The film was released theatrically in the United States and on demand by Lionsgate Films on June 21, 2024.

==Plot==
Cass, a teacher, is driving home on a country road on a rainy and foggy night. At a certain point, she sees a broken-down car on the side of the road and thinks she saw a woman inside it.
She does not stop, but the next day she finds out that the woman in the car was one she knew and who has been murdered.
Cass is distraught and begins to experience strange visions and memory lapses and starts feeling unsafe in the large medieval mansion where she lives with her husband.

==Cast==
- Minka Kelly as Cassandra "Cass" Anderson
- Maggie Grace as Rachel
- Dermot Mulroney as Matthew Anderson
- Natalie Simpson as DC Lawson
- Kris Johnson as Alex Walters
- Edward Baker-Duly as Dr.
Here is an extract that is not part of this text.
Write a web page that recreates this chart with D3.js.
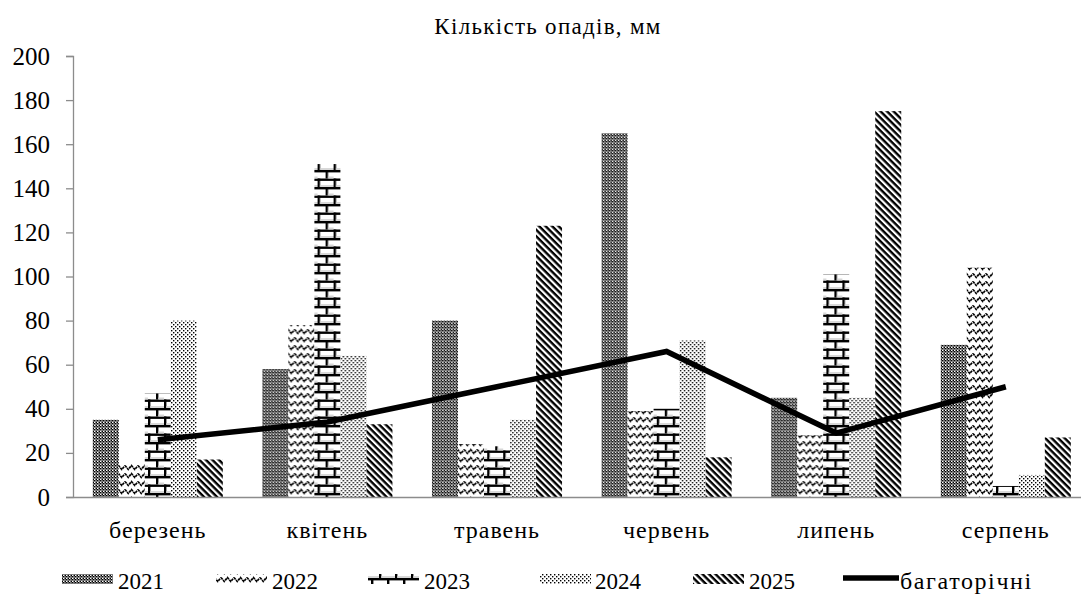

Deakins
- Pandora Clifford as Susie
- Henry William Galpin as Cafe Waiter
- Mike Ray as Teacher
- Alan Calton as John Collins
- Judah Cousin as Andrew
- Sally Blouet as Jane Walters

==Production==
In October 2022, it was announced that Minka Kelly, Dermot Mulroney, and Maggie Grace were set to star in Blackwater Lane.

Also in October, it was announced that filming had begun in Suffolk, England.

==Release==
Blackwater Lane was released theatrically and on demand on June 21, 2024.

===Critical reception===
On the review aggregator website Rotten Tomatoes, 10% of 20 critics' reviews are positive.